The key point is that the sum of delays for all jobs is the same as the sum of response times for all jobs. Therefore, the two random variables have the same mean. We then prove that in a coupled pair of systems with the same arrivals, a generic job causes about the same delay in both systems, even though its response time can be very different.
I think this technique, “analyze delay to analyze response time”, is really cool, and I hope that it one day makes the body of a paper, not just the appendix.
Retrospective
I’m really proud of this paper. It’s one of my most “technically dense” papers, but that density feels appropriate, not stuffed in to seem cool. The motivation, where LWL can be worse than Random when dispatching to SRPT servers, is really surprising and counterintuitive, and leads into our policy well.
The key idea of our paper is really “worstcase work bounds imply stochastic optimality”.
This paper won the Best Student Paper Award at ACM SIGMETRICS \& IFIP Performance 2019 (they were collocated) in Pheonix, Arizona. I’m really proud of this.
Future problem
In the setting where job sizes are unknown are estimated, there’s an analogue of SRPT called the Gittins policy. We later proved the asymptotic optimality of multiserver Gittins in a central queue setting. How should we dispatch in a setting where we don’t know job sizes?

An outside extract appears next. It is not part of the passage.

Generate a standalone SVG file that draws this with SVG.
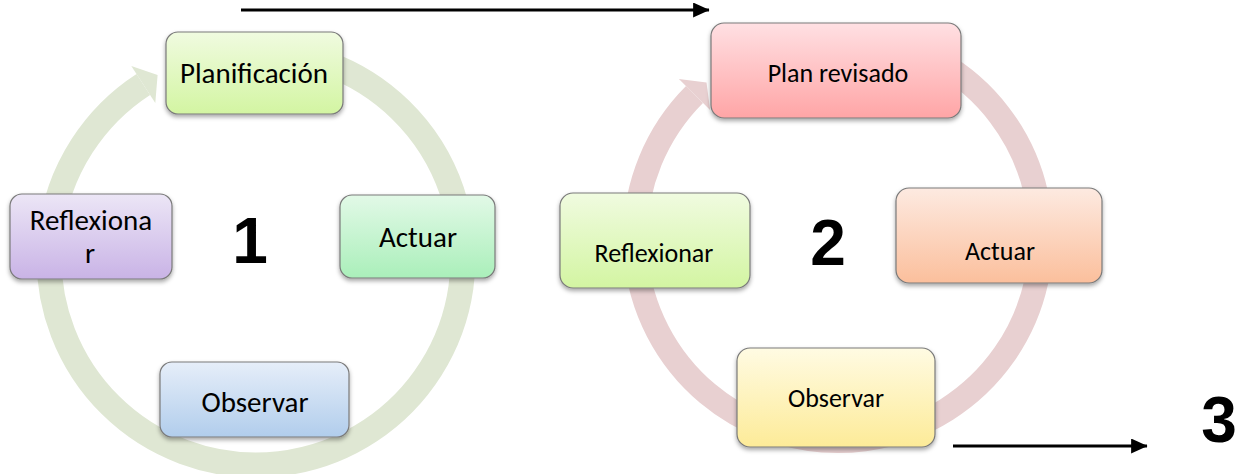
<svg xmlns="http://www.w3.org/2000/svg" width="1237" height="474" viewBox="0 0 1237 474">
<style>
.box{stroke:#7a7a7a;stroke-width:1.2;filter:url(#sh)}
.t1{font-family:Carlito,Lato,"Liberation Sans",sans-serif;font-size:29px;fill:#000;text-anchor:middle}
.t2{font-family:Carlito,Lato,"Liberation Sans",sans-serif;font-size:26px;fill:#000;text-anchor:middle}
.num{font-family:"Liberation Sans",Arial,sans-serif;font-weight:bold;font-size:64px;fill:#000;text-anchor:middle}
.ring1{fill:none;stroke:#dfe7d3;stroke-width:25}
.ring2{fill:none;stroke:#e8d0d1;stroke-width:24}
.blk{stroke:#000;stroke-width:3;fill:none;marker-end:url(#ah)}
</style>
<defs>
<filter id="sh" x="-10%" y="-10%" width="120%" height="130%">
<feDropShadow dx="0" dy="2.5" stdDeviation="2" flood-color="#000" flood-opacity="0.35"/>
</filter>
<marker id="ah" markerWidth="5.5" markerHeight="5" refX="5.3" refY="2.5" orient="auto" markerUnits="strokeWidth">
<path d="M0,0 L5.5,2.5 L0,5 Z" fill="#000"/>
</marker>
<linearGradient id="gLime" x1="0" y1="0" x2="0" y2="1"><stop offset="0" stop-color="#f0fbe0"/><stop offset="1" stop-color="#d3f5a2"/></linearGradient>
<linearGradient id="gPurple" x1="0" y1="0" x2="0" y2="1"><stop offset="0" stop-color="#ece6f6"/><stop offset="1" stop-color="#c9b3e6"/></linearGradient>
<linearGradient id="gGreen" x1="0" y1="0" x2="0" y2="1"><stop offset="0" stop-color="#e2f9e7"/><stop offset="1" stop-color="#aaefba"/></linearGradient>
<linearGradient id="gBlue" x1="0" y1="0" x2="0" y2="1"><stop offset="0" stop-color="#e6eef9"/><stop offset="1" stop-color="#b1cdec"/></linearGradient>
<linearGradient id="gPink" x1="0" y1="0" x2="0" y2="1"><stop offset="0" stop-color="#ffe0e3"/><stop offset="1" stop-color="#ffa5a6"/></linearGradient>
<linearGradient id="gPeach" x1="0" y1="0" x2="0" y2="1"><stop offset="0" stop-color="#fdeae1"/><stop offset="1" stop-color="#fbbf9c"/></linearGradient>
<linearGradient id="gYellow" x1="0" y1="0" x2="0" y2="1"><stop offset="0" stop-color="#fffbe3"/><stop offset="1" stop-color="#fdeb98"/></linearGradient>
</defs>
<rect width="1237" height="474" fill="#fff"/>

<g id="connectors">
<path class="ring1" d="M 326.8 63.5 A 207 207 0 1 1 143.3 84.4"/>
<polygon points="131.3,65.9 157.6,75.1 155.3,102.9" fill="#dfe7d3"/>
<path class="ring2" d="M 939.5 62.2 A 203 203 0 1 1 694.5 94.5"/>
<polygon points="678.9,78.9 706.5,82.5 710.1,110.1" fill="#e8d0d1"/>
<line class="blk" x1="241" y1="10" x2="709" y2="10"/>
<line class="blk" x1="953" y1="446" x2="1147" y2="446"/>
</g>

<g id="n-planificacion">
<rect class="box" x="166" y="32" width="177" height="82" rx="12" fill="url(#gLime)"/>
<text class="t1" x="254" y="83">Planificación</text>
</g>
<g id="n-actuar1">
<rect class="box" x="340" y="195" width="155" height="83" rx="12" fill="url(#gGreen)"/>
<text class="t1" x="418" y="247">Actuar</text>
</g>
<g id="n-observar1">
<rect class="box" x="160" y="362" width="189" height="75" rx="12" fill="url(#gBlue)"/>
<text class="t1" x="255" y="412">Observar</text>
</g>
<g id="n-reflexionar1">
<rect class="box" x="10" y="194" width="162" height="85" rx="12" fill="url(#gPurple)"/>
<text class="t1" x="91" y="230">Reflexiona</text>
<text class="t1" x="90" y="263">r</text>
</g>
<g id="label-1">
<text class="num" x="250" y="263">1</text>
</g>

<g id="n-plan-revisado">
<rect class="box" x="711" y="23" width="250" height="95" rx="13" fill="url(#gPink)"/>
<text class="t2" x="838" y="82">Plan revisado</text>
</g>
<g id="n-actuar2">
<rect class="box" x="896" y="188" width="206" height="95" rx="13" fill="url(#gPeach)"/>
<text class="t2" x="1000" y="260">Actuar</text>
</g>
<g id="n-observar2">
<rect class="box" x="737" y="348" width="198" height="99" rx="13" fill="url(#gYellow)"/>
<text class="t2" x="836" y="407">Observar</text>
</g>
<g id="n-reflexionar2">
<rect class="box" x="560" y="193" width="190" height="95" rx="13" fill="url(#gLime)"/>
<text class="t2" x="654" y="262">Reflexionar</text>
</g>
<g id="label-2">
<text class="num" x="828" y="265">2</text>
</g>
<g id="label-3">
<text class="num" x="1219" y="442">3</text>
</g>
</svg>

In the empirical section of the Guardrails paper, we found that the policy of dispatching to the server with the least jobs present (JSQ) has great performance when combined with SRPT scheduling. This is despite the fact that JSQ doesn’t use size information at all when dispatching. Can we prove or disprove the conjecture that JSQ/SRPT is asymptotically optimal? Is JSQ/Gittins asymptotically optimal?
I thought that JSQ’s good performance might come from the fact that JSQ is fairly similar to the “least delay” dispatching policy, and mean delay is the same as mean response time. Can we prove that the two policies have similar performance?